‘Outlaws’ is a Bad-Wig Crime Thriller

This Spanish drama has all the charge of a crime-doesn’t-pay TV movie.


Outlaws (2021), Daniel Monzón’s adaptation of Javier Cercas’ novel, is a crime drama with the potency of an extended reenacted segment from some run-of-the-mill true-crime TV junk: visually temperate, narratively rote, and more generous with bad wigs than genuine thrills. It’s set in a plasticky vision of Girona, Spain, in the late-1970s, and follows a 17-year-old named Nacho (Marcos Ruiz) as he goes from unhappy loner to full-fledged criminal after getting involved with some young and sexy people with a thing for bank robbing. (Nacho is especially drawn to Tere, a femme fatale type prone to red tank tops and always-tousled hair played by Begoña Vargas.) 

The movie might have been interesting if Monzón’s visual approach weren’t so static and overlit — Outlaws’ cinematography, from Carles Gusi, has all the oomph of a made-for-TV movie produced quickly and on the cheap — and if Nacho weren’t such an intensely drab lead, little more than his rakish awkwardness and the frustration pent up from his relentless bullying at school. The latter, combined with a home life where “nobody understands him,” is what makes him so vulnerable to seduction by this posse of wild-at-heart 20-somethings. 

The movie doesn’t do much else with his character to make a case for him standing at its foreground. Its insistence we care about what happens to him tends to mostly be annoying, in part because the ending — that this middle-class child manages to get away scot free, while the older, lower-class people he’s joined do not — feels so preordained almost as soon as the plot gets going. 

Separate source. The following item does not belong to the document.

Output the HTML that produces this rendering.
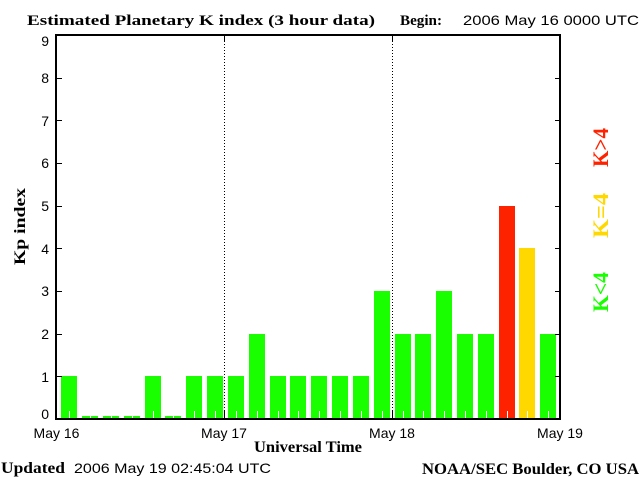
<!DOCTYPE html>
<html>
<head>
<meta charset="utf-8">
<style>
html,body{margin:0;padding:0;background:#fff;}
svg{display:block;}
.sans{font-family:"Liberation Sans",sans-serif;font-size:14px;fill:#000;}
.serif{font-family:"Liberation Serif",serif;font-weight:bold;fill:#000;}
</style>
</head>
<body>
<svg width="640" height="480" viewBox="0 0 640 480" xmlns="http://www.w3.org/2000/svg">
<rect x="0" y="0" width="640" height="480" fill="#fff"/>

<!-- Title -->
<text class="serif" x="27" y="25" font-size="15" textLength="348" lengthAdjust="spacingAndGlyphs">Estimated Planetary K index (3 hour data)</text>
<text class="serif" x="400" y="25" font-size="15" textLength="42" lengthAdjust="spacingAndGlyphs">Begin:</text>
<text class="sans" x="463" y="25" textLength="176" lengthAdjust="spacingAndGlyphs">2006 May 16 0000 UTC</text>

<!-- Bars -->
<g shape-rendering="crispEdges">
<rect x="61" y="376" width="16" height="43" fill="#19ff00"/>
<rect x="82" y="416" width="16" height="3" fill="#19ff00"/>
<rect x="103" y="416" width="16" height="3" fill="#19ff00"/>
<rect x="124" y="416" width="16" height="3" fill="#19ff00"/>
<rect x="145" y="376" width="16" height="43" fill="#19ff00"/>
<rect x="165" y="416" width="16" height="3" fill="#19ff00"/>
<rect x="186" y="376" width="16" height="43" fill="#19ff00"/>
<rect x="207" y="376" width="16" height="43" fill="#19ff00"/>
<rect x="228" y="376" width="16" height="43" fill="#19ff00"/>
<rect x="249" y="334" width="16" height="85" fill="#19ff00"/>
<rect x="270" y="376" width="16" height="43" fill="#19ff00"/>
<rect x="290" y="376" width="16" height="43" fill="#19ff00"/>
<rect x="311" y="376" width="16" height="43" fill="#19ff00"/>
<rect x="332" y="376" width="16" height="43" fill="#19ff00"/>
<rect x="353" y="376" width="16" height="43" fill="#19ff00"/>
<rect x="374" y="291" width="16" height="128" fill="#19ff00"/>
<rect x="395" y="334" width="16" height="85" fill="#19ff00"/>
<rect x="415" y="334" width="16" height="85" fill="#19ff00"/>
<rect x="436" y="291" width="16" height="128" fill="#19ff00"/>
<rect x="457" y="334" width="16" height="85" fill="#19ff00"/>
<rect x="478" y="334" width="16" height="85" fill="#19ff00"/>
<rect x="499" y="206" width="16" height="213" fill="#ff2200"/>
<rect x="519" y="248" width="16" height="171" fill="#ffd800"/>
<rect x="540" y="334" width="16" height="85" fill="#19ff00"/>
</g>

<!-- white minor ticks -->
<g stroke="#fff" stroke-width="1" shape-rendering="crispEdges">
<line x1="69.5" y1="411" x2="69.5" y2="419"/>
<line x1="90.5" y1="411" x2="90.5" y2="419"/>
<line x1="111.5" y1="411" x2="111.5" y2="419"/>
<line x1="132.5" y1="411" x2="132.5" y2="419"/>
<line x1="153.5" y1="411" x2="153.5" y2="419"/>
<line x1="173.5" y1="411" x2="173.5" y2="419"/>
<line x1="194.5" y1="411" x2="194.5" y2="419"/>
<line x1="215.5" y1="411" x2="215.5" y2="419"/>
<line x1="236.5" y1="411" x2="236.5" y2="419"/>
<line x1="257.5" y1="411" x2="257.5" y2="419"/>
<line x1="278.5" y1="411" x2="278.5" y2="419"/>
<line x1="298.5" y1="411" x2="298.5" y2="419"/>
<line x1="319.5" y1="411" x2="319.5" y2="419"/>
<line x1="340.5" y1="411" x2="340.5" y2="419"/>
<line x1="361.5" y1="411" x2="361.5" y2="419"/>
<line x1="382.5" y1="411" x2="382.5" y2="419"/>
<line x1="403.5" y1="411" x2="403.5" y2="419"/>
<line x1="423.5" y1="411" x2="423.5" y2="419"/>
<line x1="444.5" y1="411" x2="444.5" y2="419"/>
<line x1="465.5" y1="411" x2="465.5" y2="419"/>
<line x1="486.5" y1="411" x2="486.5" y2="419"/>
<line x1="507.5" y1="411" x2="507.5" y2="419"/>
<line x1="527.5" y1="411" x2="527.5" y2="419"/>
<line x1="548.5" y1="411" x2="548.5" y2="419"/>
</g>

<!-- dotted day separators -->
<g stroke="#000" stroke-width="1" stroke-dasharray="1 2" shape-rendering="crispEdges">
<line x1="224.5" y1="35" x2="224.5" y2="419"/>
<line x1="392.5" y1="35" x2="392.5" y2="419"/>
</g>
<g stroke="#000" stroke-width="1" shape-rendering="crispEdges">
<line x1="224.5" y1="35" x2="224.5" y2="42"/>
<line x1="392.5" y1="35" x2="392.5" y2="42"/>
<line x1="224.5" y1="411" x2="224.5" y2="419"/>
<line x1="392.5" y1="411" x2="392.5" y2="419"/>
</g>

<!-- frame -->
<g stroke="#000" stroke-width="2" fill="none" shape-rendering="crispEdges">
<rect x="56" y="35" width="504" height="384"/>
</g>

<!-- y ticks -->
<g stroke="#000" stroke-width="1" shape-rendering="crispEdges">
<line x1="56" y1="78.5" x2="62" y2="78.5"/>
<line x1="56" y1="120.5" x2="62" y2="120.5"/>
<line x1="56" y1="163.5" x2="62" y2="163.5"/>
<line x1="56" y1="206.5" x2="62" y2="206.5"/>
<line x1="56" y1="248.5" x2="62" y2="248.5"/>
<line x1="56" y1="291.5" x2="62" y2="291.5"/>
<line x1="56" y1="334.5" x2="62" y2="334.5"/>
<line x1="56" y1="376.5" x2="62" y2="376.5"/>
<line x1="555" y1="78.5" x2="560" y2="78.5"/>
<line x1="555" y1="120.5" x2="560" y2="120.5"/>
<line x1="555" y1="163.5" x2="560" y2="163.5"/>
<line x1="555" y1="206.5" x2="560" y2="206.5"/>
<line x1="555" y1="248.5" x2="560" y2="248.5"/>
<line x1="555" y1="291.5" x2="560" y2="291.5"/>
<line x1="555" y1="334.5" x2="560" y2="334.5"/>
<line x1="555" y1="376.5" x2="560" y2="376.5"/>
</g>

<!-- y labels -->
<g class="sans" text-anchor="end">
<text x="49" y="46">9</text>
<text x="49" y="83">8</text>
<text x="49" y="126">7</text>
<text x="49" y="168">6</text>
<text x="49" y="211">5</text>
<text x="49" y="254">4</text>
<text x="49" y="296">3</text>
<text x="49" y="339">2</text>
<text x="49" y="382">1</text>
<text x="49" y="419">0</text>
</g>

<!-- x labels -->
<g class="sans" text-anchor="middle">
<text x="56.5" y="438">May 16</text>
<text x="224" y="438">May 17</text>
<text x="392" y="438">May 18</text>
<text x="560" y="438">May 19</text>
</g>

<text class="serif" x="254" y="452" font-size="16" textLength="108" lengthAdjust="spacingAndGlyphs">Universal Time</text>

<!-- Y axis title -->
<text class="serif" font-size="16" transform="translate(25,265) rotate(-90)" textLength="77" lengthAdjust="spacingAndGlyphs">Kp index</text>

<!-- Legend -->
<text class="serif" font-size="22" fill="#ff2200" style="fill:#ff2200" transform="translate(608,167) rotate(-90)" textLength="39" lengthAdjust="spacingAndGlyphs">K&gt;4</text>
<text class="serif" font-size="22" style="fill:#ffd800" transform="translate(608,238) rotate(-90)" textLength="45" lengthAdjust="spacingAndGlyphs">K=4</text>
<text class="serif" font-size="22" style="fill:#19ff00" transform="translate(608,312) rotate(-90)" textLength="40" lengthAdjust="spacingAndGlyphs">K&lt;4</text>

<!-- Footer -->
<text class="serif" x="1" y="473" font-size="16" textLength="64" lengthAdjust="spacingAndGlyphs">Updated</text>
<text class="sans" x="74" y="473" textLength="197" lengthAdjust="spacingAndGlyphs">2006 May 19 02:45:04 UTC</text>
<text class="serif" x="422" y="474" font-size="16" textLength="217" lengthAdjust="spacingAndGlyphs">NOAA/SEC Boulder, CO USA</text>
</svg>
</body>
</html>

I’d have liked Outlaws better if it had unfurled from the perspective of Tere, who in the moments where she gets to be more than an object of lust is signaled to have far richer an inner life than the young man we’re spending so much more time with. But of course a movie this mechanical wouldn’t center the kind of woman character who in a story like this tends mostly to be decorative.